The tako.eval package runs (orchestrator, dataset) pairs and emits a JSON report with pass-rate, total attempts, and p50/p95 latency.

Built-in synthetic dataset¶

A 10-task synthetic dataset (math + factual + code mix) ships in-tree to satisfy Phase 3's DoD ("Eval harness runs a 10-task synthetic benchmark and emits a JSON report"):

import asyncio
import tako
from tako.eval import Eval, load_synthetic

async def main():
    fake = tako.providers.Fake(canned_text="ok hello 42 paris earth 1969 def fn")
    orch = tako.SingleAgent(provider=fake)
    report = await Eval(orch=orch, dataset=load_synthetic(), k=1).run()
    print(report.model_dump_json(indent=2))

asyncio.run(main())

CLI¶

python -m tako.eval \
    --orch myproject.fixtures:my_orch \
    --dataset synthetic \
    --k 3 \
    --out report.json

--orch resolves a module:attr spec to a Python object that exposes .run(prompt) -> awaitable. --dataset accepts "synthetic" or a path to a JSONL file with {id, prompt, expected_substring|expected_regex, max_tokens} rows.

Custom datasets¶

from tako.eval import Eval, load_jsonl

dataset = load_jsonl("path/to/eval.jsonl")
report = await Eval(orch=my_orch, dataset=dataset, k=3, concurrency=8).run()

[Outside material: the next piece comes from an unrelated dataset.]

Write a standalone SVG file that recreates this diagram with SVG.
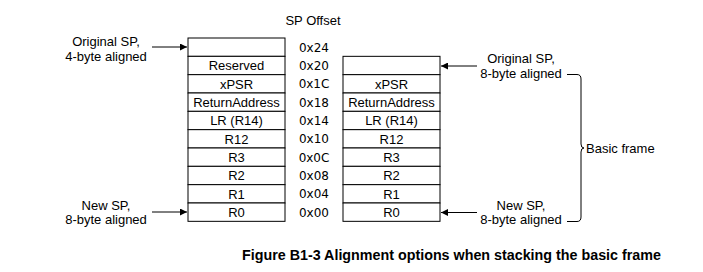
<svg xmlns="http://www.w3.org/2000/svg" width="703" height="272" viewBox="0 0 703 272">
<style>
.cell{fill:#fff;stroke:#000;stroke-width:1}
.t{font-family:"Liberation Sans",Arial,sans-serif;font-size:13px;fill:#000}
.c{text-anchor:middle}
.off{font-family:"DejaVu Sans",Verdana,sans-serif;font-size:12px;fill:#000;text-anchor:middle}
.cap{font-family:"Liberation Sans",Arial,sans-serif;font-size:14.3px;font-weight:bold;fill:#000}
.ln{stroke:#000;stroke-width:1;fill:none}
</style>
<defs>
<marker id="ah" viewBox="0 0 10 10" refX="10" refY="5" markerWidth="8" markerHeight="7" markerUnits="userSpaceOnUse" orient="auto">
<path d="M0,0 L10,5 L0,10 z" fill="#000"/>
</marker>
</defs>
<rect width="703" height="272" fill="#fff"/>
<text class="t" x="313" y="25" text-anchor="middle">SP Offset</text>
<g id="left-stack">
<rect class="cell" x="188" y="38" width="97" height="18.33"/>
<rect class="cell" x="188" y="56.33" width="97" height="18.33"/>
<rect class="cell" x="188" y="74.67" width="97" height="18.33"/>
<rect class="cell" x="188" y="93" width="97" height="18.33"/>
<rect class="cell" x="188" y="111.33" width="97" height="18.33"/>
<rect class="cell" x="188" y="129.67" width="97" height="18.33"/>
<rect class="cell" x="188" y="148" width="97" height="18.33"/>
<rect class="cell" x="188" y="166.33" width="97" height="18.33"/>
<rect class="cell" x="188" y="184.67" width="97" height="18.33"/>
<rect class="cell" x="188" y="203" width="97" height="18.33"/>
<text class="t c" x="236.5" y="70">Reserved</text>
<text class="t c" x="236.5" y="88.5">xPSR</text>
<text class="t c" x="236.5" y="106.8">ReturnAddress</text>
<text class="t c" x="236.5" y="125">LR (R14)</text>
<text class="t c" x="236.5" y="143.5">R12</text>
<text class="t c" x="236.5" y="161.8">R3</text>
<text class="t c" x="236.5" y="180.2">R2</text>
<text class="t c" x="236.5" y="198.5">R1</text>
<text class="t c" x="236.5" y="216.8">R0</text>
</g>
<g id="offsets">
<text class="off" x="314" y="51.5">0x24</text>
<text class="off" x="314" y="69.8">0x20</text>
<text class="off" x="314" y="88.2">0x1C</text>
<text class="off" x="314" y="106.5">0x18</text>
<text class="off" x="314" y="124.8">0x14</text>
<text class="off" x="314" y="143.2">0x10</text>
<text class="off" x="314" y="161.5">0x0C</text>
<text class="off" x="314" y="179.8">0x08</text>
<text class="off" x="314" y="198.2">0x04</text>
<text class="off" x="314" y="216.5">0x00</text>
</g>
<g id="right-stack">
<rect class="cell" x="343" y="56.33" width="97" height="18.33"/>
<rect class="cell" x="343" y="74.67" width="97" height="18.33"/>
<rect class="cell" x="343" y="93" width="97" height="18.33"/>
<rect class="cell" x="343" y="111.33" width="97" height="18.33"/>
<rect class="cell" x="343" y="129.67" width="97" height="18.33"/>
<rect class="cell" x="343" y="148" width="97" height="18.33"/>
<rect class="cell" x="343" y="166.33" width="97" height="18.33"/>
<rect class="cell" x="343" y="184.67" width="97" height="18.33"/>
<rect class="cell" x="343" y="203" width="97" height="18.33"/>
<text class="t c" x="391.5" y="88.5">xPSR</text>
<text class="t c" x="391.5" y="106.8">ReturnAddress</text>
<text class="t c" x="391.5" y="125">LR (R14)</text>
<text class="t c" x="391.5" y="143.5">R12</text>
<text class="t c" x="391.5" y="161.8">R3</text>
<text class="t c" x="391.5" y="180.2">R2</text>
<text class="t c" x="391.5" y="198.5">R1</text>
<text class="t c" x="391.5" y="216.8">R0</text>
</g>
<g id="label-left-orig">
<text class="t c" x="106" y="45.5">Original SP,</text>
<text class="t c" x="106" y="60.5">4-byte aligned</text>
</g>
<g id="label-left-new">
<text class="t c" x="106" y="209.5">New SP,</text>
<text class="t c" x="106" y="224">8-byte aligned</text>
</g>
<g id="label-right-orig">
<text class="t c" x="521" y="62.5">Original SP,</text>
<text class="t c" x="521" y="77.5">8-byte aligned</text>
</g>
<g id="label-right-new">
<text class="t c" x="521" y="209.5">New SP,</text>
<text class="t c" x="521" y="224">8-byte aligned</text>
</g>
<g id="label-basic">
<text class="t" x="586" y="152.5">Basic frame</text>
</g>
<g id="connectors">
<line class="ln" x1="152" y1="47" x2="187" y2="47" marker-end="url(#ah)"/>
<line class="ln" x1="152" y1="212" x2="187" y2="212" marker-end="url(#ah)"/>
<line class="ln" x1="477" y1="66" x2="441" y2="66" marker-end="url(#ah)"/>
<line class="ln" x1="477" y1="212.5" x2="441" y2="212.5" marker-end="url(#ah)"/>
<path class="ln" d="M567,74.5 L577,74.5 Q581,74.5 581,79 L581,144 Q581,148 584,148 Q581,148 581,152 L581,217 Q581,221.5 577,221.5 L567,221.5"/>
</g>
<text class="cap" x="242" y="259.5">Figure B1-3 Alignment options when stacking the basic frame</text>
</svg>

Task requires either expected_substring or expected_regex. Both may be set; both must match.

External datasets¶

load_dataset("swe_bench_lite") and load_dataset("gpqa_diamond") raise NotImplementedError — Phase 4 work. No model weights or proprietary datasets are committed in-tree.

Report shape¶

class EvalReport(BaseModel):
    dataset: str
    orchestrator: str
    k: int
    tasks_run: int
    pass_rate: float
    p50_latency_ms: float
    p95_latency_ms: float
    total_attempts: int
    task_results: list[TaskResult]

Each TaskResult has task_id, attempts, passes, the per-attempt latencies, and an optional error field if the orchestrator raised.